Tuesday, March 09, 2004

Rejected!!!!

I wouldn't ordinarily share my shame with the world, but I was especially tickled by this one. A few months ago, I sent off a very old essay of mine to the Journal of the American Academy of Religion, in hopes that it might find a publishing home. Alas, it was not meant to be. Not even close!

This essay strikes me as exhibiting the worse [sic] sort of postmodern theological jargon. Way too many sentences and paragraphs are just indecipherable, with the apparent intention to make it sound profound. There are some interesting nuggets about Las Vegas, but these are just facts that have little do with the essay's aim. The author started with an interesting idea in terms of connecting the wager of Pascal and the wager of a gambler in Las Vegas, but the actual exposition ends up making both sides of the equation less clear, rather than more. I wouldn't encourage its revision . . . though perhaps its translation into English! [my emphasis]

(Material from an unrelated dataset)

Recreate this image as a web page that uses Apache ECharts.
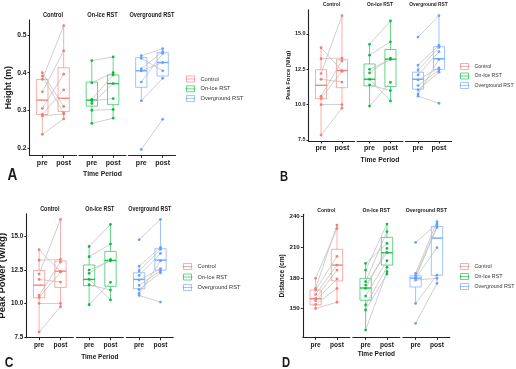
<!DOCTYPE html>
<html><head><meta charset="utf-8">
<script src="https://cdn.jsdelivr.net/npm/echarts@6/dist/echarts.min.js"></script>
<style>html,body{margin:0;padding:0;background:#fff}#c{width:516px;height:369px}</style>
</head><body><div id="c"></div>
<script>
// ---------- data ----------
const timePeriods = ['pre', 'post'];
const groupNames = ['Control', 'On-Ice RST', 'Overground RST'];

// Panel A: Height (m)  — paired subjects (pre[i] -> post[i])
const heightControlPre  = [0.382, 0.349, 0.400, 0.391, 0.305, 0.289, 0.285, 0.236];
const heightControlPost = [0.525, 0.458, 0.310, 0.293, 0.396, 0.354, 0.290, 0.277];
const heightIcePre      = [0.432, 0.373, 0.329, 0.325, 0.300, 0.265, 0.318];
const heightIcePost     = [0.442, 0.400, 0.394, 0.331, 0.302, 0.279, 0.371];
const heightOverPre     = [0.445, 0.438, 0.410, 0.405, 0.375, 0.325, 0.196];
const heightOverPost    = [0.464, 0.405, 0.456, 0.427, 0.451, 0.385, 0.276];
// box stats [min, Q1, median, Q3, max] (whiskers)
const heightControlPreBox  = [0.236, 0.289, 0.327, 0.382, 0.400];
const heightControlPostBox = [0.277, 0.297, 0.332, 0.413, 0.525];
const heightIcePreBox      = [0.265, 0.311, 0.327, 0.375, 0.432];
const heightIcePostBox     = [0.279, 0.315, 0.371, 0.394, 0.442];
const heightOverPreBox     = [0.325, 0.361, 0.405, 0.440, 0.445];
const heightOverPostBox    = [0.385, 0.391, 0.427, 0.453, 0.464];
const heightTicks = [0.2, 0.3, 0.4, 0.5];

// Panel B: Peak Force (N/kg)
const forceControlPre  = [14.03, 13.25, 12.2, 11.8, 10.6, 10.0, 7.85, 10.45];
const forceControlPost = [12.4, 13.3, 16.3, 11.6, 13.1, 10.0, 9.75, 12.35];
const forceIcePre      = [14.27, 13.5, 12.25, 11.8, 11.4, 9.9, 12.5];
const forceIcePost     = [15.92, 14.45, 13.3, 10.26, 11.0, 11.58, 13.2];
const forceOverPre     = [14.78, 12.8, 12.45, 12.1, 11.75, 11.35, 11.05, 10.75, 10.6];
const forceOverPost    = [16.3, 14.2, 14.05, 13.75, 12.6, 12.45, 12.3, 13.2, 10.1];
const forceControlPreBox  = [7.85, 10.42, 11.37, 12.47, 14.03];
const forceControlPostBox = [9.75, 11.2, 12.42, 13.18, 16.3];
const forceIcePreBox      = [9.9, 11.33, 11.8, 12.88, 14.27];
const forceIcePostBox     = [10.26, 11.28, 13.22, 13.9, 15.92];
const forceOverPreBox     = [10.6, 11.1, 11.8, 12.3, 12.8];
const forceOverPostBox    = [12.3, 12.5, 13.25, 14.1, 16.3];
const forceTicks = [7.5, 10, 12.5, 15];

// Panel C: Peak Power (W/kg)
const powerControlPre  = [14.03, 13.25, 12.2, 11.8, 10.6, 10.0, 7.85, 10.45];
const powerControlPost = [12.4, 13.3, 16.3, 11.6, 13.1, 10.0, 9.75, 12.35];
const powerIcePre      = [14.27, 13.5, 12.25, 11.8, 11.4, 9.9, 12.5];
const powerIcePost     = [15.92, 14.45, 13.3, 10.26, 11.0, 11.58, 13.2];
const powerOverPre     = [14.78, 12.8, 12.45, 12.1, 11.75, 11.35, 11.05, 10.75, 10.6];
const powerOverPost    = [16.3, 14.2, 14.05, 13.75, 12.6, 12.45, 12.3, 13.2, 10.1];
const powerControlPreBox  = [7.85, 10.42, 11.37, 12.47, 14.03];
const powerControlPostBox = [9.75, 11.2, 12.42, 13.18, 16.3];
const powerIcePreBox      = [9.9, 11.33, 11.8, 12.88, 14.27];
const powerIcePostBox     = [10.26, 11.28, 13.22, 13.9, 15.92];
const powerOverPreBox     = [10.6, 11.1, 11.8, 12.3, 12.8];
const powerOverPostBox    = [12.3, 12.5, 13.25, 14.1, 16.3];
const powerTicks = [7.5, 10, 12.5, 15];

// Panel D: Distance (cm)
const distControlPre  = [179.5, 169.6, 168, 163.7, 159.8, 157.5, 153.9, 150];
const distControlPost = [228.5, 231.8, 201, 192.5, 187.6, 179, 169.6, 156];
const distIcePre      = [194.2, 187.6, 176.2, 172.9, 169.6, 162.1, 153.3, 148.4, 128.7];
const distIcePost     = [213.8, 232.8, 225.3, 205, 208.9, 196.8, 190.3, 183.7, 186];
const distOverPre     = [214.8, 184.4, 182.1, 180.1, 179.5, 177.8, 154.9, 135.3];
const distOverPost    = [232.8, 235.1, 230.8, 229.5, 209.6, 179.5, 182.7, 174.5];
const distControlPreBox  = [150, 153.5, 159.5, 168, 179.5];
const distControlPostBox = [156, 177, 192.5, 208, 231.8];
const distIcePreBox      = [128.7, 158, 170, 179.5, 194.2];
const distIcePostBox     = [183.7, 192.5, 204.6, 219.7, 232.8];
const distOverPreBox     = [155, 171, 179.7, 182, 184.4];
const distOverPostBox    = [174.5, 182.5, 219, 230.5, 235.1];
const distTicks = [150, 180, 210, 240];

// ---------- styles / layout ----------
const FONT = '"Liberation Sans", Arial, sans-serif';
const COLORS = ['#F8766D', '#00BA38', '#619CFF'];
const BOX_COLORS = ['rgba(248,118,109,0.6)', 'rgba(0,186,56,0.6)', 'rgba(97,156,255,0.6)'];
const MED_COLORS = ['rgba(248,118,109,0.9)', 'rgba(0,186,56,0.9)', 'rgba(97,156,255,0.9)'];
const TEXT = '#1a1a1a';

const panels = [
  {letter: 'A', yName: 'Height (m)', ticks: heightTicks, dec: 1, ymin: 0.18, ymax: 0.54,
   top: 20, height: 135.4, lefts: [29.5, 79, 128.5], w: 47,
   tickFont: 6.7, xFont: 7, nameFont: 8.7, nameGap: 15.5, titleFont: 6.8, titleY: 15,
   xTitleY: 174, xTitleFont: 8, letterFont: 17, letterX: 12.5, letterY: 175,
   legendLeft: 185, legendTop: 75.5, legendGap: 2.8, legendFont: 5.7,
   sets: [[heightControlPre, heightControlPost, heightControlPreBox, heightControlPostBox],
          [heightIcePre, heightIcePost, heightIcePreBox, heightIcePostBox],
          [heightOverPre, heightOverPost, heightOverPreBox, heightOverPostBox]]},
  {letter: 'B', yName: 'Peak Force (N/kg)', ticks: forceTicks, dec: 1, ymin: 7.43, ymax: 16.72,
   top: 9.7, height: 131.3, lefts: [308.5, 357, 405.5], w: 46,
   tickFont: 5.4, xFont: 7, nameFont: 5.8, nameGap: 16, titleFont: 5.8, titleY: 4,
   xTitleY: 159.3, xTitleFont: 8, letterFont: 14, letterX: 284, letterY: 177,
   legendLeft: 459, legendTop: 63, legendGap: 2.5, legendFont: 5.2,
   sets: [[forceControlPre, forceControlPost, forceControlPreBox, forceControlPostBox],
          [forceIcePre, forceIcePost, forceIcePreBox, forceIcePostBox],
          [forceOverPre, forceOverPost, forceOverPreBox, forceOverPostBox]]},
  {letter: 'C', yName: 'Peak Power (W/kg)', ticks: powerTicks, dec: 1, ymin: 7.43, ymax: 16.72,
   top: 213.8, height: 123.9, lefts: [26.3, 76.3, 126.3], w: 47,
   tickFont: 6.3, xFont: 6.6, nameFont: 9.6, nameGap: 17, titleFont: 6.5, titleY: 209,
   xTitleY: 357.3, xTitleFont: 7.7, letterFont: 15, letterX: 9, letterY: 362.5,
   legendLeft: 182, legendTop: 263, legendGap: 3.5, legendFont: 5.7,
   sets: [[powerControlPre, powerControlPost, powerControlPreBox, powerControlPostBox],
          [powerIcePre, powerIcePost, powerIcePreBox, powerIcePostBox],
          [powerOverPre, powerOverPost, powerOverPreBox, powerOverPostBox]]},
  {letter: 'D', yName: 'Distance (cm)', ticks: distTicks, dec: 0, ymin: 121.5, ymax: 242.5,
   top: 214.2, height: 123.2, lefts: [302.8, 352.8, 402.8], w: 47,
   tickFont: 6.2, xFont: 6.6, nameFont: 6.6, nameGap: 17, titleFont: 6.2, titleY: 210,
   xTitleY: 354.3, xTitleFont: 7.7, letterFont: 14, letterX: 286, letterY: 363,
   legendLeft: 459, legendTop: 263, legendGap: 3, legendFont: 5.3,
   sets: [[distControlPre, distControlPost, distControlPreBox, distControlPostBox],
          [distIcePre, distIcePost, distIcePreBox, distIcePostBox],
          [distOverPre, distOverPost, distOverPreBox, distOverPostBox]]}
];

const BOX_W = 0.53;

function makeBoxRender(color, medColor) {
  return function (params, api) {
    const x = api.value(0);
    const lo = api.coord([x, api.value(1)]);
    const q1 = api.coord([x, api.value(2)]);
    const md = api.coord([x, api.value(3)]);
    const q3 = api.coord([x, api.value(4)]);
    const hi = api.coord([x, api.value(5)]);
    const half = api.size([BOX_W, 0])[0] / 2;
    const st = {stroke: color, lineWidth: 1, fill: null};
    return {type: 'group', children: [
      {type: 'line', shape: {x1: hi[0], y1: hi[1], x2: q3[0], y2: q3[1]}, style: st},
      {type: 'line', shape: {x1: q1[0], y1: q1[1], x2: lo[0], y2: lo[1]}, style: st},
      {type: 'rect', shape: {x: q3[0] - half, y: q3[1], width: half * 2, height: q1[1] - q3[1]}, style: st},
      {type: 'line', shape: {x1: md[0] - half, y1: md[1], x2: md[0] + half, y2: md[1]}, style: {stroke: medColor, lineWidth: 1.4}}
    ]};
  };
}

const option = {animation: false, backgroundColor: '#fff', grid: [], xAxis: [], yAxis: [], series: [], legend: [], graphic: {elements: []}};
const G = option.graphic.elements;

function addText(text, x, y, size, scaleX) {
  G.push({type: 'text', x: x, y: y, scaleX: scaleX || 0.83, silent: true,
    style: {text: text, x: 0, y: 0, textAlign: 'center', textVerticalAlign: 'middle',
      font: 'bold ' + size + 'px ' + FONT, fill: TEXT}});
}

panels.forEach(function (P) {
  P.sets.forEach(function (set, f) {
    const gi = option.grid.length;
    option.grid.push({left: P.lefts[f], top: P.top, width: P.w, height: P.height, outerBoundsMode: 'none', containLabel: false});
    option.xAxis.push({type: 'value', gridIndex: gi, min: 0.4, max: 2.6, splitLine: {show: false},
      axisLine: {show: true, onZero: false, lineStyle: {color: '#222', width: 1.1}},
      axisTick: {show: true, customValues: [1, 2], length: 2.5, lineStyle: {color: '#222', width: 1}},
      axisLabel: {show: true, customValues: [1, 2], margin: 4, fontSize: P.xFont, fontWeight: 'bold', fontFamily: FONT, color: TEXT,
        formatter: function (v) { return timePeriods[Math.round(v) - 1]; }}});
    const first = f === 0;
    option.yAxis.push({type: 'value', gridIndex: gi, min: P.ymin, max: P.ymax, splitLine: {show: false},
      show: first,
      name: first ? P.yName : '', nameLocation: 'middle', nameGap: P.nameGap,
      nameTextStyle: {fontSize: P.nameFont, fontWeight: 'bold', fontFamily: FONT, color: TEXT},
      axisLine: {show: first, onZero: false, lineStyle: {color: '#222', width: 1.1}},
      axisTick: {show: first, customValues: P.ticks, length: 2, lineStyle: {color: '#222'}},
      axisLabel: {show: first, customValues: P.ticks, margin: 3, fontSize: P.tickFont, fontWeight: 'bold', fontFamily: FONT, color: TEXT,
        formatter: function (v) { return v.toFixed(P.dec); }}});
    const pre = set[0], post = set[1], preBox = set[2], postBox = set[3];
    // boxes
    option.series.push({type: 'custom', name: groupNames[f], xAxisIndex: gi, yAxisIndex: gi, silent: true, z: 2,
      itemStyle: {color: COLORS[f]},
      renderItem: makeBoxRender(BOX_COLORS[f], MED_COLORS[f]),
      encode: {x: 0, y: [1, 2, 3, 4, 5]},
      data: [[1].concat(preBox), [2].concat(postBox)]});
    // paired lines
    option.series.push({type: 'lines', coordinateSystem: 'cartesian2d', xAxisIndex: gi, yAxisIndex: gi, silent: true, z: 3,
      lineStyle: {color: '#bcbcbc', width: 0.8, opacity: 0.9},
      data: pre.map(function (v, k) { return {coords: [[1, v], [2, post[k]]]}; })});
    // points
    option.series.push({type: 'scatter', xAxisIndex: gi, yAxisIndex: gi, silent: true, z: 4,
      symbolSize: 2.8, itemStyle: {color: COLORS[f], opacity: 0.95},
      data: pre.map(function (v) { return [1, v]; }).concat(post.map(function (v) { return [2, v]; }))});
    addText(groupNames[f], P.lefts[f] + P.w / 2, P.titleY, P.titleFont);
  });
  addText('Time Period', P.lefts[1] + P.w / 2, P.xTitleY, P.xTitleFont, 0.85);
  addText(P.letter, P.letterX, P.letterY, P.letterFont, 0.8);
  option.legend.push({left: P.legendLeft, top: P.legendTop, orient: 'vertical', itemWidth: 10, itemHeight: 6, itemGap: P.legendGap,
    selectedMode: false, padding: 0,
    textStyle: {fontSize: P.legendFont, fontFamily: FONT, color: '#333', lineHeight: 6},
    data: groupNames.map(function (g, k) {
      return {name: g, icon: 'path://M1,0H9V6H1ZM0,3H10',
        itemStyle: {color: 'rgba(0,0,0,0)', borderColor: BOX_COLORS[k], borderWidth: 1}};
    })});
});

const chart = echarts.init(document.getElementById('c'), null, {renderer: 'canvas', width: 516, height: 369});
chart.setOption(option);
</script>
</body></html>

Hee. I like that last line.

But, c'mon! Postmodern!! Ugh! Spat! Glurghghg! Hardly. I just re-read the paper in question, and I honestly do not get the criticism about its indeciperability. It's freakin' philosophical theology! The problem in the past, in my estimation, is that this stuff was entirely too clear, too pedantic . . . too damn interpretively fascist! The problem in the present, so it seems, is that I don't lay down the interpretive grid for my papers, which will in turn function as their yellow brick road of final determinate meaning. I have definite reasons for doing this; namely, this ain't science. Then again, the problem could be as simple as: I no rite clearsome.

I've always thought this might prove to be my academic undoing; or at least I'd get roughed up enough prior to the submission of my thesis that I'd learn from my mistakes and make the necessary changes. We shall see.